Reed Hundt at TPM Cafe describes Rove's routine technique. Rove normally takes a weakness of the candidates he supports and turns that weakness into an attack on his candidate's opponents. But has he gone to the well with this technique too often?
Hundt points out several ways the Democrats can turn this attack back on to the Republicans by strongly and repeatedly making the point that protecting American security is a major failure of Bush and the Republicans. Do this by first emphazing:
- the failure to catch Osama bin Laden (as well as Mullah Omar and Zarkawi.)
- the failure to train Iraqi soldiers and police (as well as the failure to foresee the insurgency and prepare for it, particularly the failure to listen to Gen. Shinseki who predicted the need for more troops during the occupation.
- The failure to bring in Peacekeepers (which is an outgrowth of failure to get international support for the invasion in the first place and the anti-diplomatic methods of punishing international opponents of the invasion of Iraq.)
- the failure to stop the violence in iraq (see failure to foresee the insurgency above as well as the failures to provide enough troops to actually occupy Iraq once it was conquered.) and
- the failure to promise to leave Iraq, even if the date is not made clear in advance.
Second, the Democrats need to defuse the Republican attack that the Democrats are the party of wealth redistribution by taking from the wealthy and giving the resulting to the poor. This can be done by demonstrating that the Republicans are the party of redistrubution. They take from the poor and middle class and give the results to the wealthy and super-wealthy.
Third, attack the Republican culture of corruption, not be claiming to be better than the congressional Republicans but by presenting a series of remedies that would correct the Executive's behavior.

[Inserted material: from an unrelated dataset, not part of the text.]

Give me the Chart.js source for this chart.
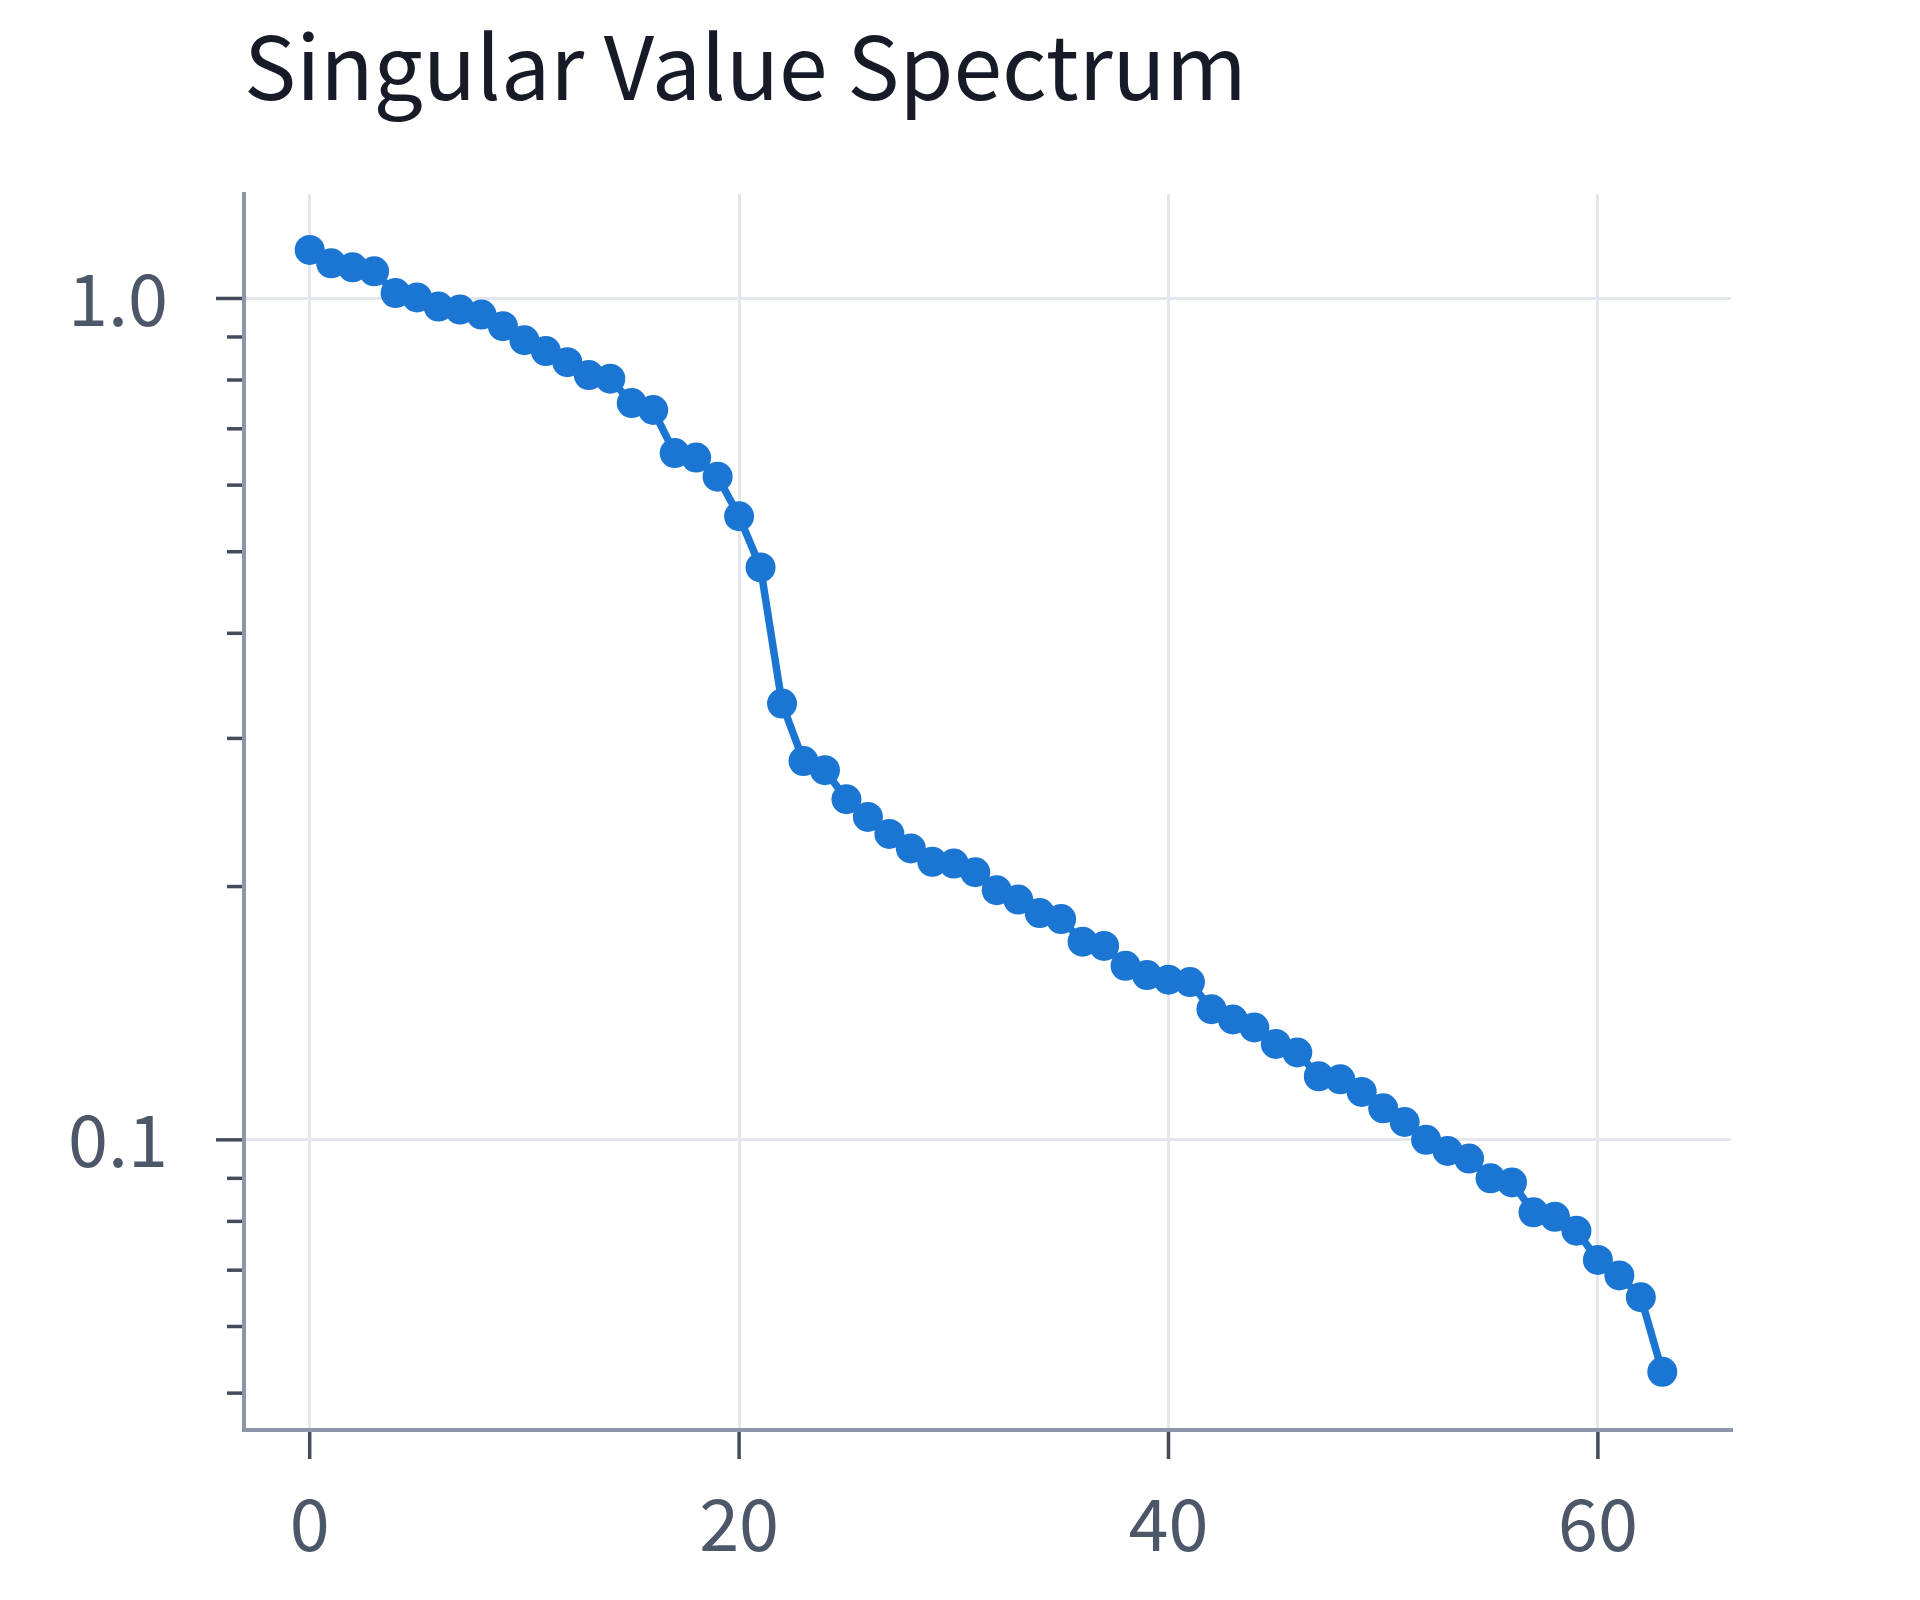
<!DOCTYPE html>
<html>
<head>
<meta charset="utf-8">
<script src="https://cdn.jsdelivr.net/npm/chart.js@4.4.1/dist/chart.umd.min.js"></script>
<style>
  html, body { margin: 0; padding: 0; background: #ffffff; }
  canvas { display: block; }
</style>
</head>
<body>
<canvas id="espectro" width="1920" height="1600"></canvas>
<script>
const fuente = '"Noto Sans CJK KR", "Noto Sans", sans-serif';
const colorTexto = '#4d576a';
const colorMarcas = '#444c5c';

// indices of the singular values
const indices = [];
for (let i = 0; i < 64; i++) indices.push(i);

// singular values (normalised, log scale)
const valores = [
  1.142, 1.101, 1.089, 1.077, 1.015, 1.003, 0.978, 0.970, 0.957, 0.927,
  0.892, 0.866, 0.840, 0.811, 0.803, 0.751, 0.737, 0.655, 0.647, 0.614,
  0.551, 0.479, 0.330, 0.282, 0.275, 0.254, 0.242, 0.231, 0.222, 0.214,
  0.213, 0.208, 0.198, 0.193, 0.186, 0.183, 0.172, 0.170, 0.161, 0.157,
  0.155, 0.154, 0.143, 0.139, 0.136, 0.130, 0.127, 0.119, 0.118, 0.114,
  0.109, 0.105, 0.100, 0.097, 0.095, 0.090, 0.089, 0.082, 0.081, 0.078,
  0.072, 0.069, 0.065, 0.053
];

// axis ticks
const ticksX = [0, 20, 40, 60];
const ticksY = [0.05, 0.06, 0.07, 0.08, 0.09, 0.1, 0.2, 0.3, 0.4, 0.5, 0.6, 0.7, 0.8, 0.9, 1];
const ticksYPrincipales = [0.1, 1];
const etiquetasY = { 0.1: '0.1', 1: '1.0' };

// tick marks outside the axes, long for the major ones and short for the rest
const marcasEjes = {
  id: 'marcasEjes',
  afterDraw(chart) {
    const { ctx, chartArea, scales } = chart;
    ctx.save();
    ctx.strokeStyle = colorMarcas;
    ctx.lineWidth = 3.5;
    scales.y.ticks.forEach(t => {
      const y = scales.y.getPixelForValue(t.value);
      const largo = ticksYPrincipales.includes(t.value) ? 26 : 15;
      ctx.beginPath();
      ctx.moveTo(chartArea.left - 2 - largo, y);
      ctx.lineTo(chartArea.left - 2, y);
      ctx.stroke();
    });
    scales.x.ticks.forEach(t => {
      const x = scales.x.getPixelForValue(t.value);
      ctx.beginPath();
      ctx.moveTo(x, chartArea.bottom + 2);
      ctx.lineTo(x, chartArea.bottom + 29);
      ctx.stroke();
    });
    ctx.restore();
  }
};

const lienzo = document.getElementById('espectro');
const graficoEspectro = new Chart(lienzo, {
  type: 'line',
  data: {
    datasets: [{
      data: indices.map((x, i) => ({ x: x, y: valores[i] })),
      borderColor: '#1b76d3',
      backgroundColor: '#1b76d3',
      borderWidth: 7.5,
      pointRadius: 15,
      pointBorderWidth: 0,
      pointHoverRadius: 15,
      tension: 0,
      fill: false
    }]
  },
  options: {
    responsive: false,
    animation: false,
    devicePixelRatio: 1,
    layout: { padding: { left: 0, right: 189, top: 0, bottom: 0 } },
    scales: {
      x: {
        type: 'linear',
        min: -3.06,
        max: 66.2,
        afterBuildTicks: s => { s.ticks = ticksX.map(v => ({ value: v })); },
        afterFit: s => { s.height = 170; },
        grid: { color: '#e3e7ed', lineWidth: 3, drawTicks: false },
        border: { color: '#8c96ab', width: 4 },
        ticks: {
          color: colorTexto,
          padding: 50,
          autoSkip: false,
          font: { family: fuente, size: 72 },
          callback: v => String(v)
        }
      },
      y: {
        type: 'logarithmic',
        min: 0.0452,
        max: 1.331,
        afterBuildTicks: s => { s.ticks = ticksY.map(v => ({ value: v })); },
        afterFit: s => { s.width = 244; },
        grid: {
          color: c => (c.tick && ticksYPrincipales.includes(c.tick.value)) ? '#e3e7ed' : 'rgba(0,0,0,0)',
          lineWidth: 3,
          drawTicks: false
        },
        border: { color: '#8c96ab', width: 4 },
        ticks: {
          color: colorTexto,
          padding: 76,
          autoSkip: false,
          font: { family: fuente, size: 72 },
          callback: v => etiquetasY[v] || ''
        }
      }
    },
    plugins: {
      legend: { display: false },
      tooltip: { enabled: false },
      title: {
        display: true,
        text: 'Singular Value Spectrum',
        align: 'start',
        fullSize: false,
        color: '#171b28',
        font: { family: fuente, size: 87.5, weight: 'normal' },
        padding: { top: 14, bottom: 75 }
      }
    }
  },
  plugins: [marcasEjes]
});
</script>
</body>
</html>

This is a strategy that the relatively unified Republican political machine could easily implement. Democrats, with their traditional tolerence for mavericks, will find it difficult to get everyone on the same sheet of music because the mavericks get the press, not the majority. Reid and Pelosi will need to herd their democratic cats to prevent the failure mavericks offer to the Republicans. Biden, Lieberman and Ben Nelson of Nebraska all need to take careful note.